Words by: Annette Hansen
As a band evolves it’s easy, as a fan, to feel abandoned when the that band’s quintessential sound begins to shift. If you’re the kind of fan that can learn to roll with those changing tides, you may be surprised at how enjoyable it is to watch a band grow and transform into something extraordinary. For more than 10 years Paramore have proven they have no desire to remain stagnant. Despite encountering seemingly endless dramatic hurdles throughout their career, the band has continued to bring listeners art that is pleasantly unexpected and new.
For the band’s fifth studio album After Laughter, Paramore has unleashed a whole new era.
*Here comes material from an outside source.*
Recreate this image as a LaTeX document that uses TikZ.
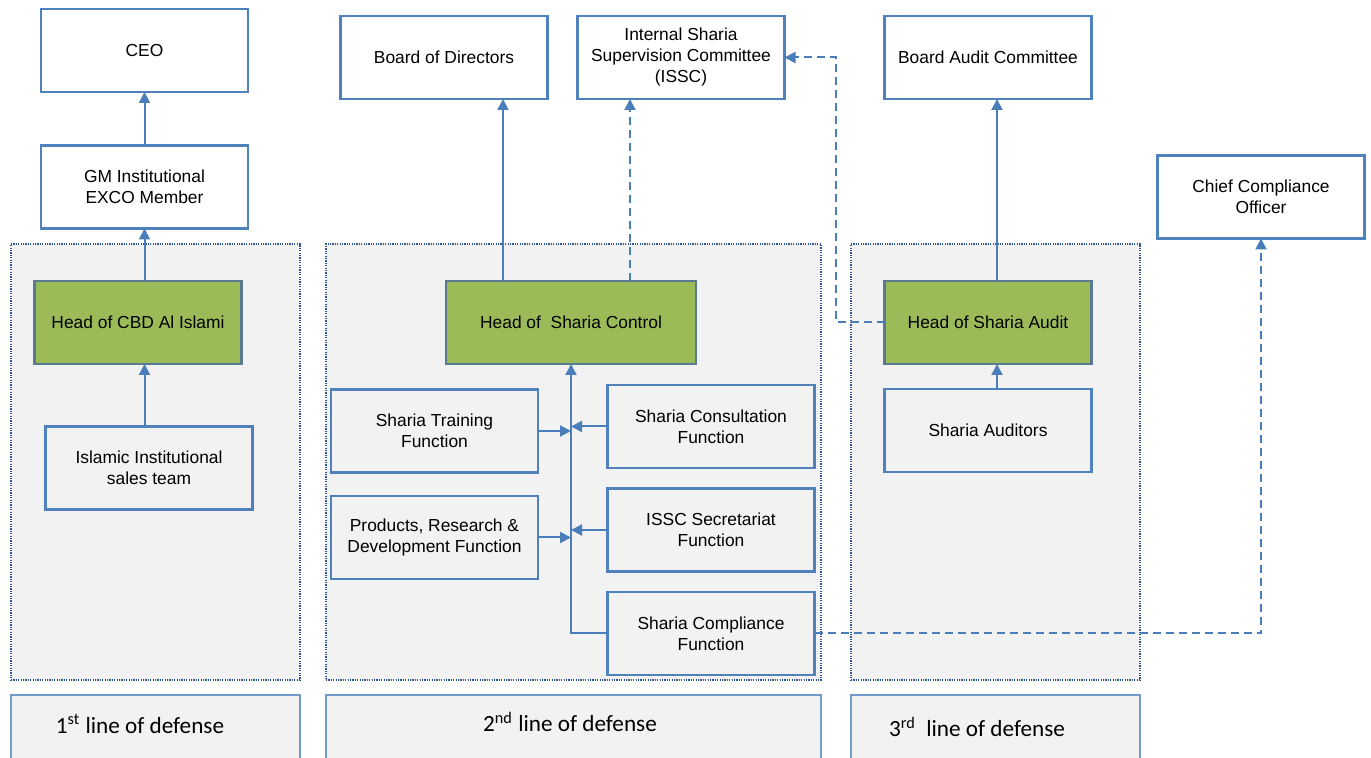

With the band’s increasing pop sensibilities and a ton of 80s nostalgia, After Laughter is a far cry from the band’s early moody alt-rock days and instead shows a band capable of crafting smart pop-rock. From beginning to end the album almost completely maintains its synthy 80s pop vibe making this one of Paramore’s most cohesive records. Even if you isolated a single song it would still be clear that it belongs on the album.
While After Laughter marks amazing progress for Paramore, it still occasionally misses the mark with less memorable tracks like “Forgiveness” and “Grudges” as well as the unnecessarily long and pointless “No Friend”. Yet, the album’s flaws cannot distract from everything Paramore does right with this album and let’s be honest, Paramore does a lot right with After Laughter.
Recommended Tracks: “Rose-Colored Boy” and “Pool”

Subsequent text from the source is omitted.